Vibro-tactile display for the visually impaired using miniature electrostatic transducers

Abstract

A vibro-tactile electronic display is being developed to aid the visually impaired community by increasing access to graphical and textual information. A high-density vibro-tactile arrayed display would improve the user experience while moving away from external displays on the market. We propose to use millimeter scale electrostatic transducers operating at frequencies well below resonance as candidate array pixel elements. Motion detectable by a fingertip, mechanical impedance of a fingertip, and frequency at which fingertips can detect contact were considered.
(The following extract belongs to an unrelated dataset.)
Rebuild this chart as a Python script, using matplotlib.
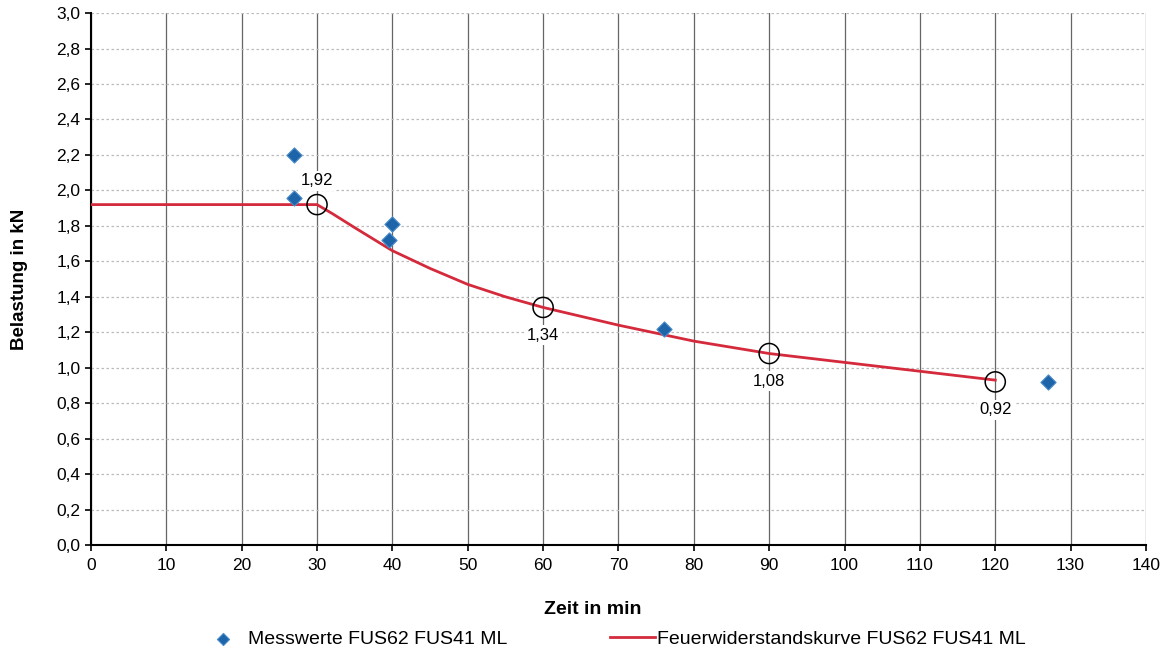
import numpy as np
import matplotlib.pyplot as plt
from matplotlib.ticker import FuncFormatter

plt.rcParams['font.family'] = ['Liberation Sans', 'DejaVu Sans']

# Messwerte (Zeit in min, Belastung in kN)
mess_t = [27, 27, 39.5, 40, 76, 127]
mess_f = [2.20, 1.96, 1.72, 1.81, 1.22, 0.92]

# Feuerwiderstandskurve
kurve_t = [0, 30, 32, 35, 40, 45, 50, 55, 60, 70, 80, 90, 100, 110, 120]
kurve_f = [1.92, 1.92, 1.87, 1.79, 1.66, 1.56, 1.47, 1.40, 1.34, 1.24, 1.15, 1.08, 1.03, 0.98, 0.93]

# markierte Punkte
mark_t = [30, 60, 90, 120]
mark_f = [1.92, 1.34, 1.08, 0.92]
mark_lbl = ['1,92', '1,34', '1,08', '0,92']
mark_pos = ['oben', 'unten', 'unten', 'unten']

fig = plt.figure(figsize=(11.75, 6.56), dpi=100)
ax = fig.add_axes([0.0774, 0.1692, 0.8979, 0.8108])

ax.plot(kurve_t, kurve_f, color='#D42A3C', lw=2.0, zorder=3,
        label='Feuerwiderstandskurve FUS62 FUS41 ML')
ax.scatter(mess_t, mess_f, marker='D', s=60, color='#1E64A8',
           edgecolors='#4A8CCB', linewidths=0.8, zorder=4,
           label='Messwerte FUS62 FUS41 ML')
ax.scatter(mark_t, mark_f, marker='o', s=210, facecolors='none',
           edgecolors='black', linewidths=1.1, zorder=5)

for t, f, lbl, pos in zip(mark_t, mark_f, mark_lbl, mark_pos):
    dy = 17 if pos == 'oben' else -20
    ax.annotate(lbl, (t, f), xytext=(0, dy), textcoords='offset points',
                ha='center', va='center', fontsize=12,
                bbox=dict(boxstyle='square,pad=0.15', fc='white', ec='none'),
                zorder=6)

ax.set_xlim(0, 140)
ax.set_ylim(0, 3.0)
ax.set_xticks(np.arange(0, 141, 10))
ax.set_yticks(np.arange(0, 3.01, 0.2))
ax.yaxis.set_major_formatter(FuncFormatter(lambda v, p: f'{v:.1f}'.replace('.', ',')))
ax.tick_params(labelsize=12.5, direction='out', length=4, width=1.2, color='black')
ax.tick_params(axis='x', pad=5)

ax.grid(axis='x', color='#666666', lw=0.9)
ax.grid(axis='y', color='#BBBBBB', lw=0.9, ls=(0, (2, 2)))
ax.set_axisbelow(True)
for s in ['top', 'right']:
    ax.spines[s].set_visible(False)
for s in ['left', 'bottom']:
    ax.spines[s].set_linewidth(1.5)

ax.set_xlabel('Zeit in min', fontsize=14, fontweight='bold')
ax.xaxis.set_label_coords(0.476, -0.105)
ax.set_ylabel('Belastung in kN', fontsize=13.5, fontweight='bold')
ax.yaxis.set_label_coords(-0.06, 0.5)

h, l = ax.get_legend_handles_labels()
fig.legend(h[::-1], l[::-1], loc='center', bbox_to_anchor=(0.522, 0.026), ncol=2,
           frameon=False, fontsize=14, handlelength=2.3, handletextpad=0.1,
           columnspacing=5.3, scatterpoints=1, markerscale=0.8)

fig.savefig('out.png', dpi=100)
Motion of 5μm with a fingertip touching the device and 10 μm without a finger touching the device is desired with the device at a mechanical impedance of 480N/m, which is twice the mechanical impedance of the fingertip (240N/m measured by Diller and Kyung). Transducer membrane thickness, force on the fingertip, and gap width are being optimized through prototyping and finite element analysis. A prototyped row of pixels was manufactured using 0.051 mm thick metalized Mylar film with an air gap of 0.02mm and a diameter of 1 to 2 mm per pixel, driven by AC electrostatics at 400 V peak to peak. Motion analysis is being conducted using a laser vibrometer. Preliminary results demonstrate motion of 10 μm peak to peak at low frequencies, with further analysis and optimization ongoing.